Following the announcement of Sora in Smash, Square Enix was quick to follow up with the news that, in time for celebrations of the series’ 20th anniversary next year, all of Kingdom Hearts is coming to* Nintendo Switch.

You’ll be able to buy them individually – as Kingdom Hearts 1.5 + 2.5 HD Remix, Kingdom Hearts 2.8 Final Chapter Prologue HD, and Kingdom Hearts III + Re Mind – or bundled together in the hilarious, egotistically titled Kingdom Hearts Integrum Masterpiece.

The observant among you will have noticed the somewhat sarcastic asterisk on that announcement. (That’s our asterisk, not Square Enix’s. Please allow us a little fun.)

The presence of asterisks suggests a caveat, or drawback, to the announcement. And while it might not be a big caveat to most people, it is worth mentioning. So, here it is:

* It’s not really coming to your Nintendo Switch at all.

Permit me to elaborate: You won’t actually be able to install any of these Kingdom Hearts games on your Nintendo Switch. You’ll have to play them via Cloud streaming.

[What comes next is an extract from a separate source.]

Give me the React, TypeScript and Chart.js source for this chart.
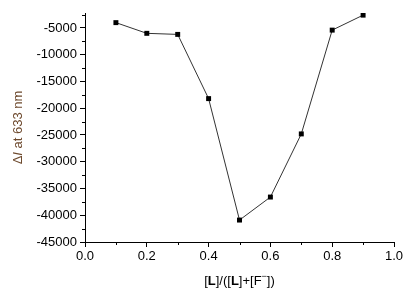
import React, { useEffect, useRef } from "react";
import { Chart, registerables } from "chart.js";

Chart.register(...registerables);

const xValues = [0.1, 0.2, 0.3, 0.4, 0.5, 0.6, 0.7, 0.8, 0.9];
const yValues = [-4000, -6000, -6200, -18200, -40900, -36600, -24800, -5400, -2600];
const xTicks = [0, 0.2, 0.4, 0.6, 0.8, 1.0];
const yTicks = [-45000, -40000, -35000, -30000, -25000, -20000, -15000, -10000, -5000];
const xMinorTicks = [0.1, 0.3, 0.5, 0.7, 0.9];
const yMinorTicks = [-42500, -37500, -32500, -27500, -22500, -17500, -12500, -7500, -2500];

type Seg = { t: string; style?: string; weight?: string; sup?: boolean };
const xTitle: Seg[] = [
  { t: "[" },
  { t: "L", weight: "bold" },
  { t: "]/([" },
  { t: "L", weight: "bold" },
  { t: "]+[F" },
  { t: "\u2212", sup: true },
  { t: "])" },
];
const yTitle: Seg[] = [{ t: "\u0394" }, { t: "I", style: "italic" }, { t: " at 633 nm" }];

const FONT = "Arial, 'Liberation Sans', sans-serif";
const FS = 13;

function segFont(s: Seg) {
  const size = s.sup ? 9 : FS;
  return `${s.style || "normal"} ${s.weight || "normal"} ${size}px ${FONT}`;
}

function drawSegs(ctx: CanvasRenderingContext2D, segs: Seg[], cx: number, cy: number, color: string, rot: number) {
  ctx.save();
  ctx.translate(cx, cy);
  ctx.rotate(rot);
  ctx.fillStyle = color;
  ctx.textBaseline = "middle";
  ctx.textAlign = "left";
  let total = 0;
  for (const s of segs) {
    ctx.font = segFont(s);
    total += ctx.measureText(s.t).width;
  }
  let x = -total / 2;
  for (const s of segs) {
    ctx.font = segFont(s);
    ctx.fillText(s.t, x, s.sup ? -4 : 0);
    x += ctx.measureText(s.t).width;
  }
  ctx.restore();
}

const extrasPlugin = {
  id: "extras",
  afterDraw(chart: any) {
    const ctx = chart.ctx as CanvasRenderingContext2D;
    const xs = chart.scales.x;
    const ys = chart.scales.y;
    ctx.save();
    ctx.strokeStyle = "#000";
    ctx.lineWidth = 1;
    ctx.beginPath();
    for (const v of xMinorTicks) {
      const px = Math.round(xs.getPixelForValue(v)) + 0.5;
      ctx.moveTo(px, xs.top);
      ctx.lineTo(px, xs.top + 3);
    }
    for (const v of yMinorTicks) {
      const py = Math.round(ys.getPixelForValue(v)) + 0.5;
      ctx.moveTo(ys.right, py);
      ctx.lineTo(ys.right - 3, py);
    }
    ctx.stroke();
    ctx.restore();
    const ca = chart.chartArea;
    drawSegs(ctx, xTitle, (ca.left + ca.right) / 2, 281, "#000", 0);
    drawSegs(ctx, yTitle, 18, (ca.top + ca.bottom) / 2, "#6e4a2e", -Math.PI / 2);
  },
};

export default function App() {
  const ref = useRef<HTMLCanvasElement>(null);
  useEffect(() => {
    document.body.style.margin = "0";
    const chart = new Chart(ref.current!, {
      type: "line",
      data: {
        datasets: [
          {
            data: xValues.map((x, i) => ({ x, y: yValues[i] })),
            borderColor: "#333",
            borderWidth: 1,
            pointStyle: "rect",
            pointRadius: 3.5,
            pointBackgroundColor: "#000",
            pointBorderColor: "#000",
            pointBorderWidth: 0,
            tension: 0,
          },
        ],
      },
      options: {
        animation: false,
        responsive: false,
        devicePixelRatio: 1,
        layout: { padding: { left: 0, right: 22, top: 13, bottom: 0 } },
        plugins: { legend: { display: false }, tooltip: { enabled: false } },
        scales: {
          x: {
            type: "linear",
            min: 0,
            max: 1,
            afterBuildTicks: (s: any) => {
              s.ticks = xTicks.map((v) => ({ value: v }));
            },
            afterFit: (s: any) => {
              s.height = 54;
            },
            ticks: {
              color: "#000",
              font: { family: FONT, size: FS },
              padding: 2,
              maxRotation: 0,
              callback: (v: any) => Number(v).toFixed(1),
            },
            grid: { drawOnChartArea: false, drawTicks: true, tickLength: 5, color: "#000" },
            border: { display: true, color: "#000", width: 1 },
          },
          y: {
            type: "linear",
            min: -45000,
            max: -2200,
            afterBuildTicks: (s: any) => {
              s.ticks = yTicks.map((v) => ({ value: v }));
            },
            afterFit: (s: any) => {
              s.width = 85;
            },
            ticks: {
              color: "#000",
              font: { family: FONT, size: FS },
              padding: 3,
              callback: (v: any) => String(v),
            },
            grid: { drawOnChartArea: false, drawTicks: true, tickLength: 5, color: "#000" },
            border: { display: true, color: "#000", width: 1 },
          },
        },
      },
      plugins: [extrasPlugin],
    } as any);
    return () => chart.destroy();
  }, []);
  return (
    <div style={{ width: 416, height: 296, background: "#fff" }}>
      <canvas ref={ref} width={416} height={296} style={{ display: "block" }} />
    </div>
  );
}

For 2017’s 2.8 Final Chapter Prologue and 2019’s Kingdom Hearts III, which both released on PlayStation 4 and Xbox One, that makes sense. It’s well-documented that the Nintendo Switch is less powerful than its generational counterparts. That’s the only way modern releases like Hitman 3 and Control are playable on the Nintendo’s little handheld that could. But for the Kingdom Hearts 1.5 + 2.5 HD Remix, eight-year-old remasters of almost 20-year-old games? It just seems weird.

Don’t get me wrong. I’m not trying to pour scorn on the news that Kingdom Hearts is coming to Nintendo Switch out of meanness. And it’s not that cloud streaming doesn’t work well, if you’ve got the bandwidth and patience for it.

Under other circumstances, I would have been very pleased to get to enjoy Kingdom Hearts again, but I’m just not entirely sure who these releases are for?

For die-hard fans of Sora, Donald and Goofy, cloud streaming via a constant internet connection is hardly the dream of carrying the entire Kingdom Hearts series around with you in your pocket. So unlike other Switch ports of beloved series, like Skyrim or Bioshock, there’s precious little reason to rebuy a game you probably own in multiple places already if you can’t truly play it portably.

And for people who’ve never played the Kingdom Hearts saga before? These releases are already available – in full-fat, non-cloud variants – on PS3, PS4, Xbox One, Xbox Series X|S (via backward compatibility), and PC, and probably for a much lower price, without a Nintendo Switch tax.

Kingdom Hearts on* Nintendo Switch feels like it should be good news, then, but that caveat is key.